O presidente internacional de Médicos Sem Fronteiras (MSF), Christos Christou, esteve no Brasil no fim de abril para ver de perto o trabalho de resposta à COVID-19 da organização. Nesta entrevista, ele compartilha suas impressões.
MSF completa 50 anos em 2021 e, ao mesmo tempo, 30 anos do primeiro projeto no Brasil. Que contribuições relevantes de MSF- Brasil você destacaria para a organização?
O Brasil e os brasileiros dão uma contribuição muito importante para fazer de MSF aquilo que somos. É uma satisfação enorme saber que temos cerca de 600 mil pessoas nos apoiando, doando e possibilitando a chegada de ajuda aos que mais precisam. Recebemos do Brasil um suporte muito importante, por meio tanto de doações quanto do engajamento de pessoas. Profissionais saem do Brasil para encontrar quem mais precisa do nosso trabalho, muitas vezes dispostos até a arriscar suas vidas para estar ao lado de pacientes e aliviar seu sofrimento.
Quais são suas impressões sobre o Brasil neste momento?
Estou aqui no Brasil visitando os projetos. Já estive em Porto Velho e, agora, em Ji-Paraná. O que vi foi uma situação muito preocupante. Minha impressão é de que as pessoas ainda estão muito confusas em relação a como se cuidar quando se trata da COVID-19. A falta de uma mensagem consistente por parte do governo federal, de uma resposta centralizada e bem–coordenada e também de uma abordagem científica torna a situação ainda mais preocupante.
Hoje, vemos que muitas vezes as pessoas vão aos hospitais e às unidades de saúde já tendo experimentado por conta própria vários medicamentos diferentes, que, sabemos, não são eficazes. Pela minha experiência como médico — e como médico trabalhando com MSF por muitos anos —, eu sei o quão importante é o engajamento com as comunidades.
A batalha contra a COVID-19 não é uma batalha que travamos apenas dentro dos hospitais. Conversamos com enfermeiros, médicos, pessoas da comunidade e pacientes. E o que recebemos deles é apreço e gratidão. Eles acham que estamos aqui ajudando, oferecendo orientações, protocolos, apoio psicológico. Mas, no final das contas, o que damos é esperança para que possam seguir em frente.
A COVID-19 poderá nos deixar lições duradouras?
A verdade é que essa pandemia pode nos ensinar muito. O principal é saber o quanto é importante preocupar-se consigo mesmo e também cuidar dos outros. É uma questão de solidariedade. E de entender que, para estarmos seguros, precisamos que todos estejam seguros. Também precisamos confiar na ciência e transmitir informações consistentes, que possam realmente nos ajudar a controlar a doença. Da mesma forma, é importante evitar a desinformação e nos concentrarmos naquilo que funciona.

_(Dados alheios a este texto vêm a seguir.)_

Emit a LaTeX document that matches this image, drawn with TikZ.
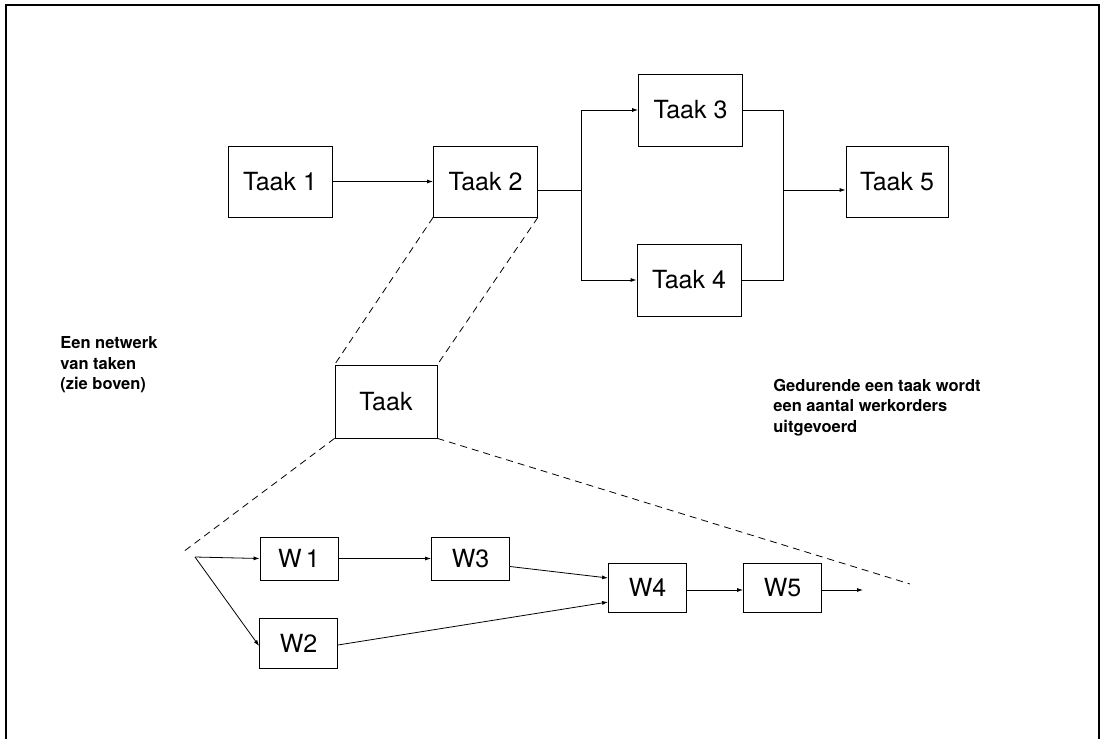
\documentclass[tikz,border=0pt]{standalone}
\usepackage{fontspec}
\setmainfont{TeX Gyre Heros}
\usetikzlibrary{arrows.meta}

\begin{document}
\begin{tikzpicture}[x=1pt, y=-1pt, line width=0.8pt,
  taakbox/.style={draw, minimum width=104pt, minimum height=71pt, inner sep=0pt,
    font=\fontsize{25}{30}\selectfont},
  wbox/.style={draw, minimum width=78pt, inner sep=0pt,
    font=\fontsize{25}{30}\selectfont},
  pijl/.style={-{Latex[length=6pt,width=4pt]}},
  zoomlijn/.style={dashed, dash pattern=on 7pt off 5pt},
  uitleg/.style={align=left, inner sep=0pt, anchor=north west,
    font=\fontsize{16.5}{20.5}\selectfont\bfseries}]
\useasboundingbox (0,0) rectangle (1109,739);
\draw[line width=1.2pt] (6,739) -- (6,5) -- (1099,5) -- (1099,739); % kader

% netwerk van taken
\node[taakbox] (t1) at (280,181.5) {Taak 1};
\node[taakbox] (t2) at (485.5,181.5) {Taak 2};
\node[taakbox, minimum height=72pt] (t3) at (690.5,110) {Taak 3};
\node[taakbox, minimum height=72pt] (t4) at (689,280) {Taak 4};
\node[taakbox, minimum width=102pt] (t5) at (897,181.5) {Taak 5};
\coordinate (split) at (581,190);
\coordinate (merge) at (783,190);

\draw[pijl] (t1) -- (t2);
\draw (split -| t2.east) -- (split);
\draw[pijl] (split) |- (t3.west);
\draw[pijl] (split) |- (t4.west);
\draw (t3.east) -| (merge);
\draw (t4.east) -| (merge);
\draw[pijl] (merge) -- (merge -| t5.west);

% uitvergroting
\node[taakbox, minimum width=102pt, minimum height=73pt] (taak) at (386,401.5) {Taak};
\coordinate (zl) at (183,552);
\coordinate (zr) at (910,584);
\draw[zoomlijn] (t2.south west) -- (taak.north west);
\draw[zoomlijn] (t2.south east) -- (taak.north east);
\draw[zoomlijn] (taak.south west) -- (zl);
\draw[zoomlijn] (taak.south east) -- (zr);

% werkorders
\node[wbox, minimum height=43pt] (w1) at (299,558.5) {W\,1};
\node[wbox, minimum height=43pt] (w3) at (470.5,558.5) {W3};
\node[wbox, minimum height=50pt] (w2) at (298.5,643) {W2};
\node[wbox, minimum height=49pt] (w4) at (647.5,587.5) {W4};
\node[wbox, minimum height=49pt] (w5) at (782.5,587.5) {W5};
\coordinate (start) at (195,557);
\coordinate (eind) at (863,590);

\draw[pijl] (start) -- (w1.west);
\draw[pijl] (start) -- ([yshift=-3pt]w2.west);
\draw[pijl] (w1) -- (w3);
\draw[pijl] ([yshift=-8pt]w3.east) -- ([yshift=9.5pt]w4.west);
\draw[pijl] ([yshift=-2pt]w2.east) -- ([yshift=-14.5pt]w4.west);
\draw[pijl] (w4.east |- eind) -- (w5.west |- eind);
\draw[pijl] (w5.east |- eind) -- (eind);

% toelichting
\node[uitleg] (links) at (60,336.5) {Een netwerk\\van taken\\(zie boven)};
\node[uitleg] (rechts) at (773,378.5) {Gedurende een taak wordt\\een aantal werkorders\\uitgevoerd};
\end{tikzpicture}
\end{document}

Não existe solução única, precisamos de um enfoque abrangente. Temos que ter cautela, respeitar as medidas coletivas, evitar deslocamentos desnecessários, manter o distanciamento, usar máscara e ouvir a ciência. E ir além: testar e rastrear contatos de infectados, adquirir mais vacinas e acelerar a vacinação. E fazer tudo isso ao mesmo tempo. Não existe “panaceia” e nem solução única.
Na sua opinião, quais são os desafios previstos para MSF nos próximos cinco anos?
MSF e todas as organizações humanitárias enfrentam um ambiente mais agressivo aos mais necessitados e marginalizados. Chamamos isso de desumanização. As pessoas não são tratadas como humanos, mas como números, ameaças. São pessoas em movimento, que fogem em busca de uma vida mais segura. Essa desumanização é assustadora. Outro desafio é a criminalização do que fazemos. Às vezes, quando tentamos levar auxílio, chegamos a ser acusados de terrorismo e penalizados só porque queremos ir a determinados lugares e ajudar quem está lá. Estou extremamente preocupado em como a criminalização da ajuda humanitária evoluirá no futuro próximo.